I read Carol's blog today and posted this comment:
It's been 563 days since Isabella, 226 days since Sean.
Then after getting emails of other comments made to her post, I wrote in another comment:
I hope my previous comment wasn't taken the wrong way. I have never really counted the days since I lost Isabella or Sean, I was curious when I read Carol's post, so I counted. I don't feel like my case is worse because I'm waiting longer than some (definitely no where near as long as others) or even because I've had multiple losses. It's a bummer for me because I felt like I hardly got to be pregnant those times and I feel like I might have gotten a little bit more respect from my crappy family had Isabella or Sean lived just a little longer. If I had had a baby shower, had a nursery set up, expected to go into labor and take them home with me "any day now". But I never got there. I don't want to say that I'm jealous of Carol's experience with Charlotte because that just sounds wrong. I just wish I could have felt them move, held them, touched their hands, kissed their faces. I just wish I could have been their mom.

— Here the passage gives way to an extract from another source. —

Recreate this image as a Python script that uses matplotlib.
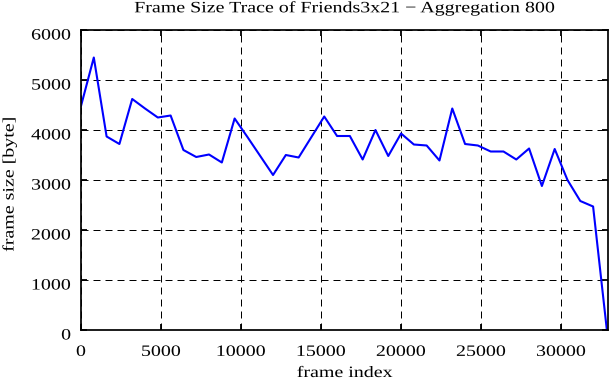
import matplotlib
matplotlib.use("Agg")
import matplotlib.pyplot as plt
from matplotlib.patheffects import AbstractPathEffect
from matplotlib.transforms import Affine2D, ScaledTranslation

# frame index (start of each 800-frame window) and aggregated frame size [byte]
frame_idx = [0, 800, 1600, 2400, 3200, 4000, 4800, 5600, 6400, 7200,
             8000, 8800, 9600, 10400, 11200, 12000, 12800, 13600, 14400, 15200,
             16000, 16800, 17600, 18400, 19200, 20000, 20800, 21600, 22400, 23200,
             24000, 24800, 25600, 26400, 27200, 28000, 28800, 29600, 30400, 31200,
             32000, 32860]
frame_size = [4480, 5450, 3870, 3720, 4620, 4430, 4250, 4290, 3600, 3460,
              3510, 3350, 4230, 3860, 3480, 3100, 3500, 3450, 3860, 4270,
              3880, 3880, 3410, 4000, 3480, 3930, 3710, 3690, 3390, 4430,
              3720, 3690, 3570, 3570, 3410, 3630, 2880, 3620, 3000, 2580,
              2470, 0]

x_ticks = [0, 5000, 10000, 15000, 20000, 25000, 30000]
y_ticks = [0, 1000, 2000, 3000, 4000, 5000, 6000]

W, H = 611, 380
FS = 11.4      # font size (pt)
SX = 1.26      # the original text is rendered wider than plain Times


class Stretch(AbstractPathEffect):
    """Widen a text path along its own direction, keeping one anchor fixed."""

    def __init__(self, sx, anchor=0.5):
        super().__init__()
        self.sx, self.anchor = sx, anchor

    def draw_path(self, renderer, gc, tpath, affine, rgbFace=None):
        ext = tpath.get_extents()
        cx = ext.x0 + self.anchor * (ext.x1 - ext.x0)
        t = Affine2D().translate(-cx, 0).scale(self.sx, 1).translate(cx, 0) + affine
        renderer.draw_path(gc, tpath, t, rgbFace)


plt.rcParams.update({"font.family": "Liberation Serif", "font.size": FS})

fig = plt.figure(figsize=(W / 100, H / 100), dpi=100)
ax = fig.add_axes([81 / W, 1 - 330 / H, 527.3 / W, 300 / H])

ax.plot(frame_idx, frame_size, color="#0000ff", lw=1.5)

ax.set_xlim(0, 32950)
ax.set_ylim(0, 6000)
ax.set_xticks(x_ticks)
ax.set_yticks(y_ticks)
ax.grid(True, color="black", ls=(0, (7, 5)), lw=0.72)
ax.tick_params(direction="in", top=True, right=True, length=4.3, width=1.3)
ax.tick_params(axis="x", pad=10)
ax.tick_params(axis="y", pad=7.2)
for s in ax.spines.values():
    s.set_linewidth(1.25)

down = ScaledTranslation(0, -3.5 / 100, fig.dpi_scale_trans)
for lbl in ax.get_xticklabels():
    lbl.set_path_effects([Stretch(SX, 0.5)])
for lbl in ax.get_yticklabels():
    lbl.set_path_effects([Stretch(SX, 1.0)])
    lbl.set_transform(lbl.get_transform() + down)

fig.text(345.5 / W, 1 - 12.3 / H, "Frame Size Trace of Friends3x21 \u2212 Aggregation 800",
         ha="center", va="baseline", path_effects=[Stretch(SX)])
fig.text(345 / W, 1 - 377 / H, "frame index", ha="center", va="baseline",
         path_effects=[Stretch(SX)])
fig.text(9.5 / W, 1 - 184 / H, "frame size [byte]", rotation=90, ha="center",
         va="center", path_effects=[Stretch(SX)])

fig.savefig("out.png", dpi=100)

I thought I would post it here because it seemed like I should. Those last two sentences say it all for me. It’s because I never got to do any of those things that I practically feel like I never was pregnant at all. I was passed over. It didn’t count. That’s what makes me so sad. That’s what makes me cry when I think about it. There was no outward change, no fresh paint on the walls, no diapers in a drawer, no rounded belly to prove they existed.
Nothing but some blurry ultrasound pictures and a line on a home pregnancy test.
6 years ago

2 comments:
I understand what you mean here. And I'm so sorry.
i completely understand what you are saying... today i was telling my therapist that in a way i am jealous of carol, that she even got to hold her child, despite the fact that charlotte died. i didn't even get to see my baby, and my husband has been insensitive about my grief on top of it all. how odd, to be jealous of someone else's grief.